I don't remember the last time I had fun. There was a day last year, July 4th actually, where I remember thinking that I was really enjoying myself. I was at a baseball game with my daughter and she wasn't into the game at all. She wanted to play on my iphone. So I let her. And she was making goofy videos of herself. I kept peeking my head into her videos photobombing her and we were laughing. That is the last time I remember having fun.
This is no way to live. My life is so boring. And not working just amplifies how bored I am. How can you go almost an entire year without any fun? How do you make a fun time? Generally my time with my daughter feels like work. Even when we are going somewhere that is supposed to be fun I still feel like it is work.
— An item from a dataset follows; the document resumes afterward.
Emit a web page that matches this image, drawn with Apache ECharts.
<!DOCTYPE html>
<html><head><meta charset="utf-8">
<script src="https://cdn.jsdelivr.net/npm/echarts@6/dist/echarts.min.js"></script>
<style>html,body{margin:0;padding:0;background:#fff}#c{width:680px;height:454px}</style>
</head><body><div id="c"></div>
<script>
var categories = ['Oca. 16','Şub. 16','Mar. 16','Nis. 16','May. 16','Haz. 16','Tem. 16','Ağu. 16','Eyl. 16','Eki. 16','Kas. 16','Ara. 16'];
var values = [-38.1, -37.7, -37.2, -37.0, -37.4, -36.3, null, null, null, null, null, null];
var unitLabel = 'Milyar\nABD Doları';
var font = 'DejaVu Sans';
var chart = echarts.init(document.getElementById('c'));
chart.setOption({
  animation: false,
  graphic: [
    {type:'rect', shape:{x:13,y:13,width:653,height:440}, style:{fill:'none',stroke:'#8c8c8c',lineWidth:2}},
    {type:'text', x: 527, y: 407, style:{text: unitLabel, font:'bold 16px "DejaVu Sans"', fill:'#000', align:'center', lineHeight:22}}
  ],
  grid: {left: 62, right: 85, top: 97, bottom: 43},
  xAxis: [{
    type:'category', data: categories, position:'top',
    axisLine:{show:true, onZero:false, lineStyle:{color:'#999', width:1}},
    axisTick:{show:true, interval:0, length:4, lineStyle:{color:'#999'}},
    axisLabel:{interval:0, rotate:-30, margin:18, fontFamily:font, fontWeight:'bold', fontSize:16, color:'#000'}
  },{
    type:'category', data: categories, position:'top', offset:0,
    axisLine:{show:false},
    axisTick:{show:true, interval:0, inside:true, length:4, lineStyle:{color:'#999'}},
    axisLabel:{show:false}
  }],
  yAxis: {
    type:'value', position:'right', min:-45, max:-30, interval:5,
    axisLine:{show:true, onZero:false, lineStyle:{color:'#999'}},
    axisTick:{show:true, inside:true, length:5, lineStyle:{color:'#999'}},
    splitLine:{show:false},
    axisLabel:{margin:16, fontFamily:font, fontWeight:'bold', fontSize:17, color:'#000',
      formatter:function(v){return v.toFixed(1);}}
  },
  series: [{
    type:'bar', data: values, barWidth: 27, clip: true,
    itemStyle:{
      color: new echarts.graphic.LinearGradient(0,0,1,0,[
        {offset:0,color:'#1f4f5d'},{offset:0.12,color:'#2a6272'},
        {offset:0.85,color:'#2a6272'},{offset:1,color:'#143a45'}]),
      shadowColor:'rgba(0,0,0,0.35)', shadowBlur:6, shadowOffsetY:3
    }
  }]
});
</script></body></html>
Just getting dressed feels like work. So going somewhere is even more work. I think I don't know how to let go. I don't know how to have fun. I am so stuck in my own head that I can't get outside of it in order to enjoy myself. I barely ever smile. I never laugh. This is no way to live.
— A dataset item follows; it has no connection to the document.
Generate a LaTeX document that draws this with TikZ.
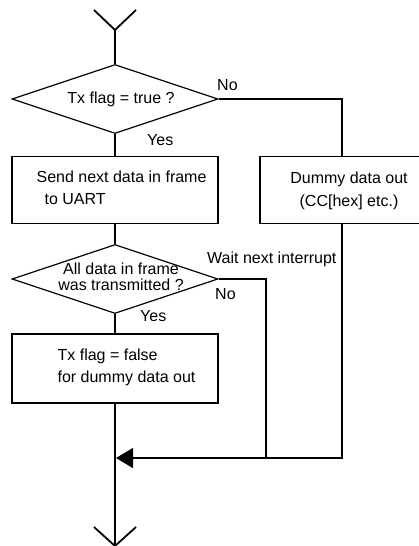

I don't know if adjusting my medications would help. I am pretty stable. I just feel blah. But I am so terrified of being down in that deep, black hole again that I don't want to mess with the meds. Because like I said, I am stable. I don't know that adjusting the meds would help with my life. My life is boring. I don't have anything to excite me. I don't know how to go about getting that. I remember that I used to be exciting. I used to go out and have boyfriends and have fun. But that seems like it was so long ago that I don't know if I can ever get back to that.
Something has got to give. I need some relief from this boredom. I need to feel alive again.